Che fare, ora? Quale proposta politica?
«Il progetto di riforma del Paese, per renderlo competitivo ed efficiente, è rimasto incompiuto. Questo progetto deve proseguire senza arretramenti; smontare ora le riforme, tra l’altro, creerebbe danni irreparabili. Nello stesso tempo, è indispensabile da subito aprire all’Europa e alle forze politiche degli altri paesi europei che fanno propri i valori laici della liberal-democrazia, del riformismo e dell’equità sociale: da qui deve ripartire il PD del futuro. Le iniquità e le diseguaglianze possono essere davvero sconfitte solo se coniugate, in una sintesi difficile ma non impossibile, con l’efficienza del sistema e lo sviluppo dell’economia; il liberismo esasperato e la concentrazione delle ricchezze in mano a pochi possono essere superati e arginati solo in un ambito europeo e con alleati politici sovranazionali. E sarà compito del Pd quello di rivolgersi, soprattutto, a quel 50% di italiani che respingono il modello giallo-verde di società, quello di Grillo e Salvini ispirato alla decrescita-poco-felice, all’assistenzialismo, o a quello autoritario e di chiusura anacronistica delle frontiere».
Quali proposte per l'organizzazione del Pd?
E quali proposte per l’organizzazione del Pd?
«Per farcela, dovremo finalmente mettere mano al funzionamento del partito nel suo insieme, a partire dalla sua forma; nello stesso tempo evitare che agli sgraditi “gigli magici” si sostituiscano i vecchi e collaudati “caminetti” perché entrambi non hanno portato a vincere le elezioni.
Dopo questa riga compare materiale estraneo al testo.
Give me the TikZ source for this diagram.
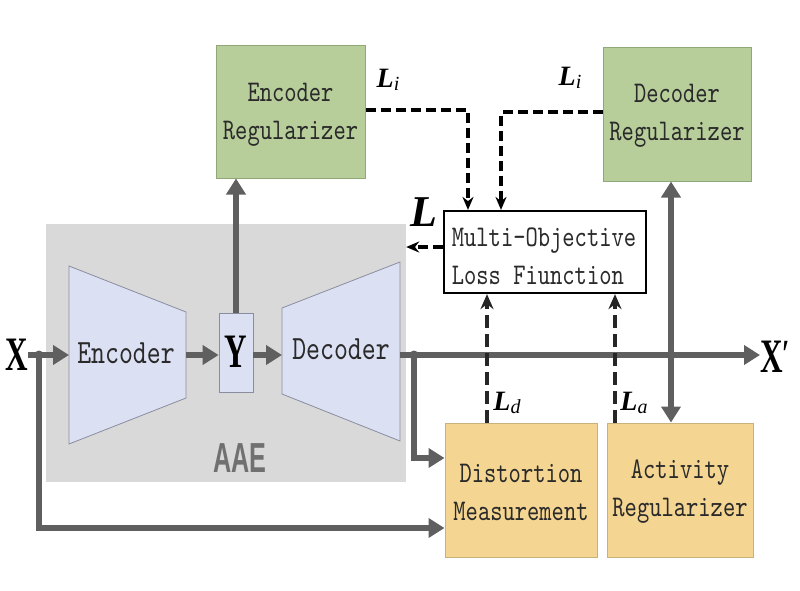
\documentclass[tikz,border=0pt]{standalone}
\usepackage{fontspec}
\usetikzlibrary{arrows.meta}
\newfontfamily\monofnt[FakeStretch=0.78]{lmmono10-regular.otf}
\newfontfamily\aaefnt[FakeStretch=0.6]{Liberation Sans Bold}
\newfontfamily\bigser[FakeStretch=0.65]{Liberation Serif Bold}
\newfontfamily\lserbi{Liberation Serif Bold Italic}
\newfontfamily\lseri{Liberation Serif Italic}
\definecolor{agray}{HTML}{5F5F5F}
\definecolor{grfill}{HTML}{B7CE9B}
\definecolor{grline}{HTML}{90A878}
\definecolor{yefill}{HTML}{F4D591}
\definecolor{yeline}{HTML}{C9B17D}
\definecolor{lavfill}{HTML}{DBE0F3}
\definecolor{lavline}{HTML}{8A8D9F}
\definecolor{bgbox}{HTML}{D9D9D9}
\definecolor{aaetxt}{HTML}{707070}
\definecolor{btxt}{HTML}{2A2A2A}
\tikzset{
  boxtxt/.style={font=\monofnt\fontsize{30}{38}\selectfont, text=btxt, align=center, inner sep=0pt},
  greenbox/.style={boxtxt, draw=grline, fill=grfill, line width=1pt},
  yellowbox/.style={boxtxt, draw=yeline, fill=yefill, line width=1pt},
  mobox/.style={boxtxt, draw=black, fill=white, line width=2.2pt},
  arr/.style={draw=agray, line width=5.5pt, -{Triangle[length=16pt,width=19pt]}},
  dsh/.style={draw=black, line width=4.5pt, dash pattern=on 10pt off 5pt, -{Stealth[length=13pt,width=11pt]}},
  dshup/.style={draw=black!85, line width=3.6pt, dash pattern=on 13pt off 6pt, -{Stealth[length=15pt,width=13pt]}},
  bigsym/.style={font=\bigser\fontsize{48}{50}\selectfont, text=black, inner sep=0pt},
  lsym/.style={inner sep=0pt, text=black},
  txtonly/.style={boxtxt},
}
\newcommand{\Lsub}[3]{{\fontsize{#2}{#2}\selectfont\lserbi L}\raisebox{-0.28em}{\fontsize{#3}{#3}\selectfont\lseri #1}}
\begin{document}
\begin{tikzpicture}[x=1pt,y=-1pt]
\useasboundingbox (0,0) rectangle (800,590);
% AAE background
\node[fill=bgbox, minimum width=360pt, minimum height=258pt, inner sep=0pt] (aae) at (226,353) {};
\node[font=\aaefnt\fontsize{42}{44}\selectfont, text=aaetxt, inner sep=0pt] (aaelab) at (240,458) {AAE};
% encoder / decoder trapezoids
\draw[draw=lavline, fill=lavfill, line width=0.8pt] (69,266) -- (186,312) -- (186,398) -- (69,444) -- cycle;
\draw[draw=lavline, fill=lavfill, line width=0.8pt] (282,308) -- (400,262) -- (400,441) -- (282,394) -- cycle;
\node[font=\monofnt\fontsize{34}{36}\selectfont, text=btxt, inner sep=0pt] (enc) at (126,353) {Encoder};
\node[font=\monofnt\fontsize{34}{36}\selectfont, text=btxt, inner sep=0pt] (dec) at (341,349) {Decoder};
\coordinate (encL) at (69,355);
\coordinate (encR) at (186,355);
\coordinate (decL) at (282,355);
\coordinate (decR) at (400,355);
% Y box
\node[draw=lavline, fill=lavfill, line width=0.8pt, minimum width=34pt, minimum height=79pt, inner sep=0pt] (ybox) at (236,353) {};
\node[bigsym] (ylab) at (236,352) {Y};
% boxes
\node[greenbox, minimum width=149pt, minimum height=133pt] (encreg) at (290.5,111.5) {};
\node[txtonly] (encregt) at (290.5,115) {Encoder\\Regularizer};
\node[greenbox, minimum width=148pt, minimum height=134pt] (decreg) at (677,114) {};
\node[txtonly] (decregt) at (677,116) {Decoder\\Regularizer};
\node[mobox, minimum width=202pt, minimum height=82pt] (mo) at (545,252) {};
\node[txtonly, align=left] (mot) at (544,256) {Multi-Objective\\Loss Fiunction};
\node[yellowbox, minimum width=152pt, minimum height=134pt] (dist) at (521,490) {};
\node[txtonly] (distt) at (521,492) {Distortion\\Measurement};
\node[yellowbox, minimum width=146pt, minimum height=134pt] (act) at (680,490) {};
\node[txtonly] (actt) at (680,492) {Activity\\Regularizer};
% X labels
\node[bigsym, anchor=east] (xin) at (28,355) {X};
\node[bigsym, anchor=west] (xout) at (760,357) {X\raisebox{0.1em}{\fontsize{40}{40}\selectfont\bigser ′}};
% junctions
\coordinate (j1) at (39,355);
\coordinate (j2) at (414,355);
\coordinate (j3) at (671,355);
% gray arrows
\draw[arr] (xin.east |- encL) -- (encL);
\draw[arr] (encR) -- (encR -| ybox.west);
\draw[arr] (decL -| ybox.east) -- (decL);
\draw[arr] (ybox.north) -- (ybox.north |- encreg.south);
\draw[arr] (decR) -- (xout.west |- decR);
\draw[arr] (j1) |- ([yshift=-38pt]dist.west);
\draw[arr] (j2) |- ([yshift=32pt]dist.west);
\draw[arr] (j3) -- (j3 |- decreg.south);
\draw[arr] (j3) -- (j3 |- act.north);
\fill[agray] (j1) circle (4.5pt);
\fill[agray] (j2) circle (4.5pt);
\fill[agray] (j3) circle (4.5pt);
% dashed loss arrows
\draw[dsh] ([yshift=1.5pt]encreg.east) -| ([xshift=-77pt]mo.north);
\draw[dsh] ([yshift=2pt]decreg.west) -| ([xshift=-44pt]mo.north);
\draw[dsh] (mo.west |- 0,247) -- (aae.east |- 0,247);
\draw[dshup] ([xshift=-34pt]dist.north) -- ([xshift=-34pt]dist.north |- mo.south);
\draw[dshup] ([xshift=-65pt]act.north) -- ([xshift=-65pt]act.north |- mo.south);
% loss labels
\node[lsym] (li1) at (388,80) {\Lsub{i}{28}{20}};
\node[lsym] (li2) at (570,78) {\Lsub{i}{28}{20}};
\node[lsym] (lmain) at (424,212) {{\fontsize{44}{44}\selectfont\lserbi L}};
\node[lsym] (ld) at (507,403) {\Lsub{d}{28}{20}};
\node[lsym] (la) at (634,403) {\Lsub{a}{28}{20}};
\end{tikzpicture}
\end{document}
Tra le prime cose, ripensare al funzionamento dei circoli, da troppi anni abbandonati e con sempre meno iscritti: ispirarci ad un modello di partito aperto e contendibile, nei fatti e non solo nelle parole, così che il nuovo circolo diventi un contenitore di idee e di istanze della cittadinanza, retto da regole semplici (ad esempio, chi partecipa decide e vota, chi non partecipa non vota anche se iscritto, cariche elettive votate con primarie aperte) in cui gli iscritti-elettori possono contendersi proposte di governo o idee di città, apportando confronto di opinioni e competenze nuove e qualificate».
Un congresso, quindi?
«Sì. L’esito del voto ha cambiato tutti gli equilibri nazionali e locali fissati nel 2017. Diamoci sei mesi per riflettere e formulare proposte, poi la parola passi agli iscritti e agli elettori perché votino la linea politica dei prossimi anni ed eleggano un nuovo segretario e una nuova classe dirigente».